To deepen regional integration, unlock intra-Africa trade, and position the private sector at the centre of Africa’s economic transformation, Deputy Minister of Foreign Affairs and International Trade Sheila Chikomo has reaffirmed that Statutory Instrument 5 of 2020, the ban on unbeneficiated raw material exports, remains a strategic tool to drive domestic value addition and industrial competitiveness.
By Rudairo Mapuranga
Delivering a keynote address at the Zimbabwe International Trade Fair (ZITF) on behalf of Foreign Affairs and International Trade Minister Professor Amon Murwira, Chikomo told delegates that Zimbabwe is moving decisively away from being a mere exporter of minerals to becoming a competitive supplier of high-value manufactured goods, with innovation promotion and industrial upgrading at the heart of National Development Strategy 2 (NDS 2).
“We are moving decisively away from being a mere exporter of raw materials to becoming a competitive exporter of high-value manufactured goods,” Chikomo said. “To support this transition, we are implementing Statutory Instrument 5 of 2020, a strategic ban on the export of unbeneficiated raw materials, ensuring that our natural resources drive domestic industrialisation and local value creation.”
The Deputy Minister emphasised that NDS 2, covering 2026 to 2030, prioritises value addition and beneficiation, alongside the strengthening of industrial competitiveness, promotion of innovation, and integration of Zimbabwean industries into regional and continental value chains, particularly under the African Continental Free Trade Area (AfCFTA).
“By modernising our industries, enhancing productivity, promoting technology and production, and strengthening trade facilitation systems, we ensure that our economy contributes to the continental vision, producing goods that are competitive enough to meet the needs of a 1.3 billion population,” she said.
For the mining sector, the policy has direct operational consequences. Since SI 5 was gazetted in 2020, Zimbabwe has progressively restricted raw chrome, unprocessed lithium, and certain base metal ores. The 2023 lithium export ban triggered a wave of lithium hydroxide and spodumene processing investments in Fort Rixon, Bikita and Goromonzi, exactly the kind of domestic value addition the Deputy Minister champions.
While Chikomo did not detail operational mechanics, the Zimbabwe Investment and Development Agency (ZIDA) has consolidated 17 separate agency approvals into a single statutory window. Mining investors now obtain environmental impact assessments, mining titles, tax clearances, immigration permits, and utility connections under legislated turnaround times of 1 to 30 days, down from 9–12 months previously. The Deputy Minister described these institutional reforms as “a key pillar of our broader commitment to ease of doing business and to creating a predictable investment climate.”

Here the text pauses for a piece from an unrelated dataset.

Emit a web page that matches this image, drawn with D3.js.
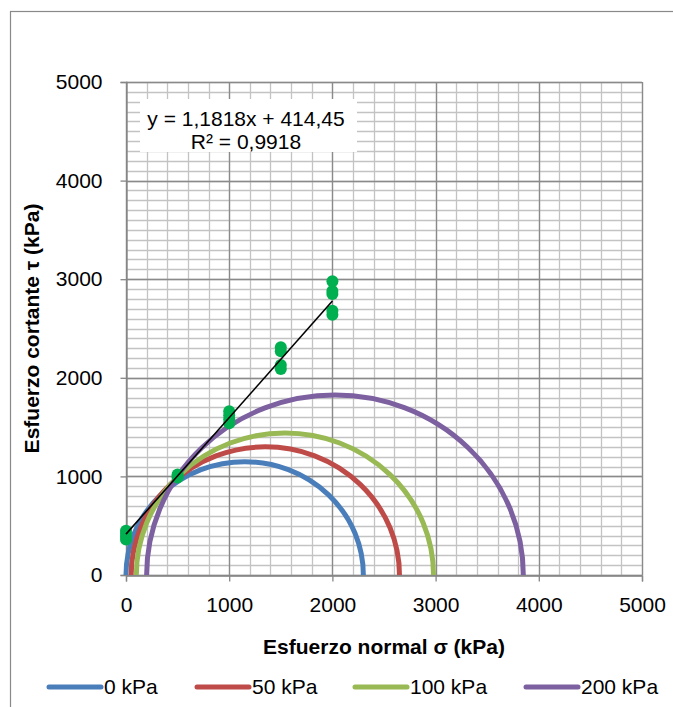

Chikomo positioned Zimbabwe’s value-addition drive within the AfCFTA framework, noting that tariff-free access to 1.3 billion consumers makes beneficiated minerals—ferrochrome, nickel matte, lithium hydroxide, and copper cathodes—far more attractive than raw ore exports.
“By aligning our national policies with the AfCFTA framework, we are ensuring that Zimbabwean industries do not just produce for the local market but for the wider African market,” she said.
The Deputy Minister also called for regional collaboration on transport, energy, and digital infrastructure—critical enablers for mining supply chains. She reaffirmed the government’s Vision 2030 target of upper-middle-income status, noting that mining, which contributes 13% to GDP and 73% to export earnings, must play a leading role.
“We recognise that we cannot do this alone,” Chikomo said. “Through regional connectivity, industrial competitiveness, and strategic collaboration, the attainment of upper-middle-income status is reachable.”